Building a Promising Future

Brady Mills (J.D. Candidate 25) Ventures into Intellectual Property Law

Brady Mills (J.D. Candidate ’25) didn’t always plan on becoming a lawyer. In fact, as an undergraduate, he studied chemical engineering. He changed his trajectory when he recognized law school as a path to a more fulfilling and promising future for him and his family.

“One of the big reasons I went to law school is being able to bridge engineering and law together. Intellectual property law will give me opportunities to learn new technologies and to create innovative arguments inspired by innovative technology. It’s a field that’s never going to stop changing.”

As a husband and a father to a two-year-old and a scholarship recipient, Mills believes that practicing intellectual property law will benefit his family.

“I appreciate the stability that comes with having a legal education and being able to eventually help people and work in a field I’m interested in. This is a great career and a great way to provide for my wife and kids.”

Mills credits his science background with his analytical approach to deciding which law school to attend. While he initially received a scholarship to the University of Houston, it didn’t match what other schools had offered. However, he chose UH because it offers a strong intellectual property program, ranked in the U.S. News and World Report Top 10. He also found it favorable in terms of sustainability, affordability and diversity.

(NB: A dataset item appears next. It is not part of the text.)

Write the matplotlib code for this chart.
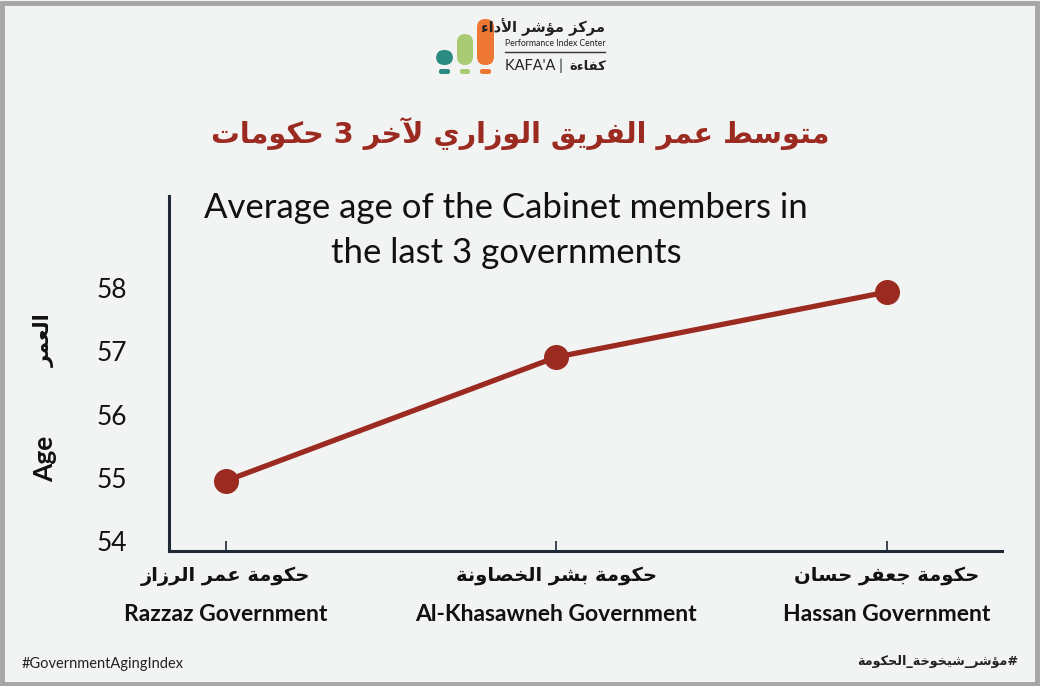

“Being able to talk with people of different backgrounds and have a good conversation was an important factor in my decision,” Mills explains. “I wanted to learn in a place that wasn’t too liberal or too conservative, a place where we could have conversations, and it wasn’t just everybody in their echo chamber.”

Through dedication and hard work, Mills earned additional scholarships, including the Dean’s Scholarship, the Roxella T. Cavazos Endowed Scholarship and the Billie J. Ellis Jr. Scholarship, all of which relieved his financial stress and enabled him to focus solely on his studies.

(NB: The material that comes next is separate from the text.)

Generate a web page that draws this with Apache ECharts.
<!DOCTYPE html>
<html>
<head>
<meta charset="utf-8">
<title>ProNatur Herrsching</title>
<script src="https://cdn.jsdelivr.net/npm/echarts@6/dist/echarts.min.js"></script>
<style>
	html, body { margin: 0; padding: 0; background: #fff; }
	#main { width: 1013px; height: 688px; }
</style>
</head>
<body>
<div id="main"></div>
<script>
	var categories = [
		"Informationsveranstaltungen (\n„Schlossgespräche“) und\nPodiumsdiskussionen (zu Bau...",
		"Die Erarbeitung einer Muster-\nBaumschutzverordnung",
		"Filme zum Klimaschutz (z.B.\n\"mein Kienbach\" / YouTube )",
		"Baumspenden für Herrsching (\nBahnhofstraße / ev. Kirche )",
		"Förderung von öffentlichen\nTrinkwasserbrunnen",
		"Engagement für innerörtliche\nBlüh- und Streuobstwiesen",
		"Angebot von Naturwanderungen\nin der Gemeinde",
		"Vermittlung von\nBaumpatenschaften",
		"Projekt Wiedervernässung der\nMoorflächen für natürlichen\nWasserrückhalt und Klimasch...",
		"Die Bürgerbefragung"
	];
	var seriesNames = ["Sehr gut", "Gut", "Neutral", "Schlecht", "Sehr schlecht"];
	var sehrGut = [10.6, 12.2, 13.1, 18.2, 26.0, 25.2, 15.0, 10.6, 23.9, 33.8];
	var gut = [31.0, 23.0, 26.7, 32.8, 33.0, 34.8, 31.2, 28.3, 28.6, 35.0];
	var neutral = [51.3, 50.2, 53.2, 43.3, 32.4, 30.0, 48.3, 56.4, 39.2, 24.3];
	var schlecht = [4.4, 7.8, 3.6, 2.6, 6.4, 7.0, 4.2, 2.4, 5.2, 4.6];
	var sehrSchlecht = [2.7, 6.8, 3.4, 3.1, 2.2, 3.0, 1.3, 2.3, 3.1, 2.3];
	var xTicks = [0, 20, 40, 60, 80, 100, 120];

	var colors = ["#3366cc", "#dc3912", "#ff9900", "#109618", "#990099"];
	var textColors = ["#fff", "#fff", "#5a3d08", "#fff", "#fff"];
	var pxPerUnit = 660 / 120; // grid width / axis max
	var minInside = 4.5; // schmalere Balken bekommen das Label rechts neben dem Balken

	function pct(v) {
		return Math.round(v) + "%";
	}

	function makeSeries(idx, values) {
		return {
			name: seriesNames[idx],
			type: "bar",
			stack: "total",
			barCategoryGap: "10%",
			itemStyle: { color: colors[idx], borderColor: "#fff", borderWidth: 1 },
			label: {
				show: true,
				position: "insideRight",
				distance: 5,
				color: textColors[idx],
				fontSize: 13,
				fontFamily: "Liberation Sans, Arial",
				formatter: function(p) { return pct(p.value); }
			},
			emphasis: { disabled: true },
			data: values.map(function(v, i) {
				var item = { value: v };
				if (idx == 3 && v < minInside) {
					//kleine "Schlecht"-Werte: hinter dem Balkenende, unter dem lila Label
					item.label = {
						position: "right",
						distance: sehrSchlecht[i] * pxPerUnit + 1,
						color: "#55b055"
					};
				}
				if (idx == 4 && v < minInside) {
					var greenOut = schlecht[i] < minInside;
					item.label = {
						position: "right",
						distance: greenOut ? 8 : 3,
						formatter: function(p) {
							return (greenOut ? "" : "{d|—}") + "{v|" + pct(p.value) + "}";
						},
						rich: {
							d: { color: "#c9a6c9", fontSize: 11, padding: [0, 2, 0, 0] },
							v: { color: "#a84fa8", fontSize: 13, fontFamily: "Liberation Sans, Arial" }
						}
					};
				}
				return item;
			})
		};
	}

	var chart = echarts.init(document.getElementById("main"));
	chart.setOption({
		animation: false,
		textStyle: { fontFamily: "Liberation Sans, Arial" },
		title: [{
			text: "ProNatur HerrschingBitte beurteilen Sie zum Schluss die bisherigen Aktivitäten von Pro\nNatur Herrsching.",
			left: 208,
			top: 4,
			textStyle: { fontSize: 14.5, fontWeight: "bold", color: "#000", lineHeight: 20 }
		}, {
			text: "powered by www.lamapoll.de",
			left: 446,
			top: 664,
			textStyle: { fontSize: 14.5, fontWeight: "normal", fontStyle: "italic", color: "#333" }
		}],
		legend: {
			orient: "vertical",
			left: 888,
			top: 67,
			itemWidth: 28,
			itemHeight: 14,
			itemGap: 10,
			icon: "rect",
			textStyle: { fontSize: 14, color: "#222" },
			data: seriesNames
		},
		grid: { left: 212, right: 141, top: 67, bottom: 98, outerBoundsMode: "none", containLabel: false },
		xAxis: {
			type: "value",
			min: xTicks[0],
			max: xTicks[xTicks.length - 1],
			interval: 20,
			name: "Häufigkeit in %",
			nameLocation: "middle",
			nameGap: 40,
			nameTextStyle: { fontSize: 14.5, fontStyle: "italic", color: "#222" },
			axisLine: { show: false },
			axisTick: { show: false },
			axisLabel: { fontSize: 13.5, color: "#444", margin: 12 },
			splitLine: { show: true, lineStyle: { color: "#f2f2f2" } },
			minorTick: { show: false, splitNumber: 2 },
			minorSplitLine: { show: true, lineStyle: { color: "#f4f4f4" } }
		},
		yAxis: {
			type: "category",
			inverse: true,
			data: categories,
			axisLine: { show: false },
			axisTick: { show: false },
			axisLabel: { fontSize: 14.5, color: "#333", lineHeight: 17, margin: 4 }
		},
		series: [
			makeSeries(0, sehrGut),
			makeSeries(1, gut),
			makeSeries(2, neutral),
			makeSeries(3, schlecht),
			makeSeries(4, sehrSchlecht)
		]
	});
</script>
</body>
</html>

“I am very devoted to what I want to do. I’ve always been that way. It means a lot that I can apply myself to achieve the grades and the goals I want because I don’t have to work at the same time.”

When discussing the significance of scholarships and their transformative potential for students’ futures, he encourages donors to give, regardless of the amount and regardless of the recipient.

“It’s amazing to realize that people care about your education and are willing to help you through it when they see nothing directly in return.

“You might be giving to someone who is just out of undergrad, single and has no family, and that’s great. You might be giving to someone who is 40 years old, on their second career and with a three-kid family.

“You never know, and no matter what, it’s just a blessing in that person’s life,” he shares, emphasizing the emotional impact of donor support.